Cernych doskonale zna polskie realia. Grał w Górniku Łęczna i Jagiellonii Białystok, rozegrał w sumie 181 spotkań w ekstraklasie. Zawodnik ma już 98 spotkań w kadrze Litwy. Jak sam przyznaje, reprezentacja zrobiła duży postęp.
- To już nie jest ta Litwa, z którą graliście trzy lub cztery lata temu. Doszło do naszej kadry wielu młodych chłopaków, którzy występują w europejskich klubach. Jest trener Edgaras Jankauskas, który ustalił nową taktykę. Już w Lidze Narodów mieliśmy więcej pewności siebie, graliśmy dobrą piłkę - komentuje.

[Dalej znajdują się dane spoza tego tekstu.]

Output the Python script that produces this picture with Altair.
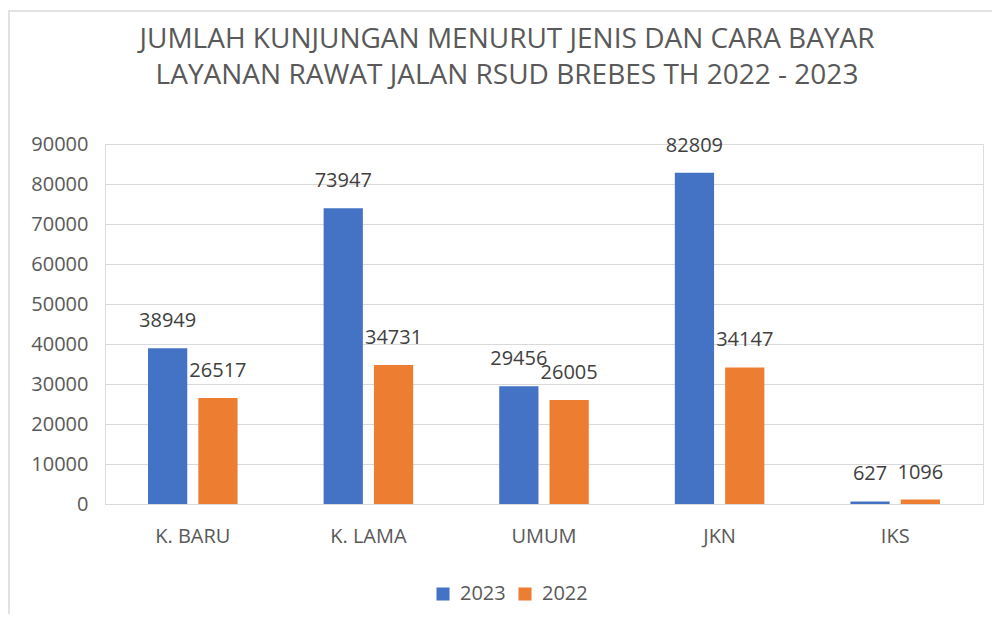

Piłkarz nie miał najlepszego humoru po spotkaniu. Litwa straciła gola w końcówce spotkania po strzale Roberta Lewandowskiego i rykoszecie. Kilka minut przed bramką "Lewego", Litwini zmarnowali stuprocentową sytuację. Strzał Giedriusa Matuleviciusa wybronił Łukasz Skorupski.
- Czujemy rozczarowanie. Zasłużyliśmy chociaż na remis, na jeden punkt. Jest niedosyt - mówi Cernych. - Mieliśmy jedną, świetną szansę. Byliśmy krok od gola. Szkoda, że nie wykorzystaliśmy tej okazji. Zabrakło nam szczęścia - ocenia.
Nie docenili Litwy?
Cernych mówi także o reprezentacji Polski. - Macie dobrych piłkarzy, a to dopiero początek eliminacji. Wiem, że wasi kibice i cała Polska oczekiwała, że wygracie z nami 3:0 lub 4:0. Nie udało się. Na chłopakach ciążyła presja, ale myślę, że się odbijecie. Może wasi piłkarze nas trochę nie docenili. Stać was na pewno na więcej - twierdzi.
- Mecz z Polską pokazał nam, że możemy rywalizować z jedną z najlepszych reprezentacji w naszej grupie. Teraz jedziemy pewni siebie na spotkanie z Finlandią i powalczymy na własnym boisku o dobry wynik - przekonuje.
Spotkał starych znajomych
Piłkarz miał okazję spotkać w polskiej drużynie zawodników, których poznał w ekstraklasie. - Znam się ze Świderskim, Szymańskim, Bednarkiem, Drągowskim. Dawno się nie widzieliśmy. Fajnie było powspominać stare czasy - mówi były zawodnik Jagiellonii Białystok i Górnika Łęczna.
- Rozmawialiśmy przed meczem i po spotkaniu. Chłopaki zaprosili mnie do szatni. Dobrze było ich zobaczyć - kończy Fedor Cernych.